**The exercise**
Set down the data below without change, skipping the pictures it holds.

**Information supplied**
--------

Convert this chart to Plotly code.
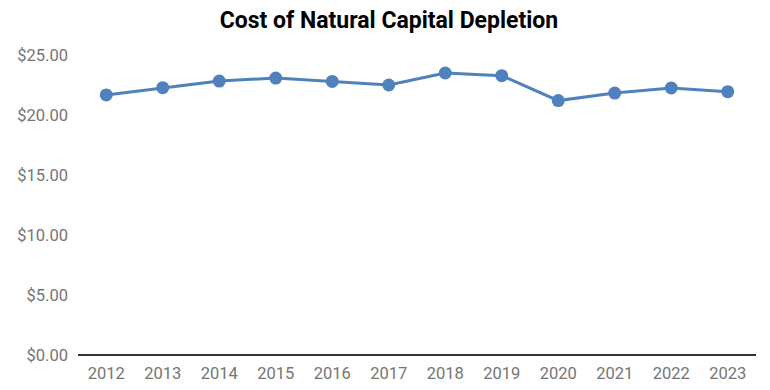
import plotly.graph_objects as go

years = ["2012", "2013", "2014", "2015", "2016", "2017", "2018", "2019", "2020", "2021", "2022", "2023"]
cost = [21.67, 22.28, 22.83, 23.08, 22.8, 22.5, 23.5, 23.28, 21.2, 21.83, 22.25, 21.94]
y_ticks = [0, 5, 10, 15, 20, 25]
y_tick_labels = ["$0.00", "$5.00", "$10.00", "$15.00", "$20.00", "$25.00"]

fig = go.Figure(go.Scatter(
    x=years, y=cost, mode="lines+markers",
    line=dict(color="#4f81bd", width=3),
    marker=dict(color="#4f81bd", size=13),
    hoverinfo="x+y",
))

fig.update_layout(
    width=762, height=382,
    margin=dict(l=70, r=14, t=47, b=35),
    paper_bgcolor="white", plot_bgcolor="white",
    font=dict(family="Roboto", size=16.5, color="#757575"),
    title=dict(text="<b>Cost of Natural Capital Depletion</b>", x=0.5, xanchor="center",
               y=0.969, yanchor="middle", font=dict(family="Roboto", size=23, color="#000000")),
    showlegend=False,
)
fig.update_xaxes(type="category", range=[-0.5, 11.5], showgrid=False, showline=False,
                 ticks="", zeroline=False, ticklabelstandoff=6, automargin=False)
fig.update_yaxes(range=[0, 25], tickvals=y_ticks, ticktext=y_tick_labels, showgrid=False,
                 zeroline=True, zerolinecolor="#333333", zerolinewidth=1.5, showline=False, ticks="",
                 ticklabelstandoff=9, automargin=False)

fig.write_html("out.html")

--------

**In response**
Convert this chart to Plotly code.
import plotly.graph_objects as go

years = ["2012", "2013", "2014", "2015", "2016", "2017", "2018", "2019", "2020", "2021", "2022", "2023"]
cost = [21.67, 22.28, 22.83, 23.08, 22.8, 22.5, 23.5, 23.28, 21.2, 21.83, 22.25, 21.94]
y_ticks = [0, 5, 10, 15, 20, 25]
y_tick_labels = ["$0.00", "$5.00", "$10.00", "$15.00", "$20.00", "$25.00"]

fig = go.Figure(go.Scatter(
    x=years, y=cost, mode="lines+markers",
    line=dict(color="#4f81bd", width=3),
    marker=dict(color="#4f81bd", size=13),
    hoverinfo="x+y",
))

fig.update_layout(
    width=762, height=382,
    margin=dict(l=70, r=14, t=47, b=35),
    paper_bgcolor="white", plot_bgcolor="white",
    font=dict(family="Roboto", size=16.5, color="#757575"),
    title=dict(text="<b>Cost of Natural Capital Depletion</b>", x=0.5, xanchor="center",
               y=0.969, yanchor="middle", font=dict(family="Roboto", size=23, color="#000000")),
    showlegend=False,
)
fig.update_xaxes(type="category", range=[-0.5, 11.5], showgrid=False, showline=False,
                 ticks="", zeroline=False, ticklabelstandoff=6, automargin=False)
fig.update_yaxes(range=[0, 25], tickvals=y_ticks, ticktext=y_tick_labels, showgrid=False,
                 zeroline=True, zerolinecolor="#333333", zerolinewidth=1.5, showline=False, ticks="",
                 ticklabelstandoff=9, automargin=False)

fig.write_html("out.html")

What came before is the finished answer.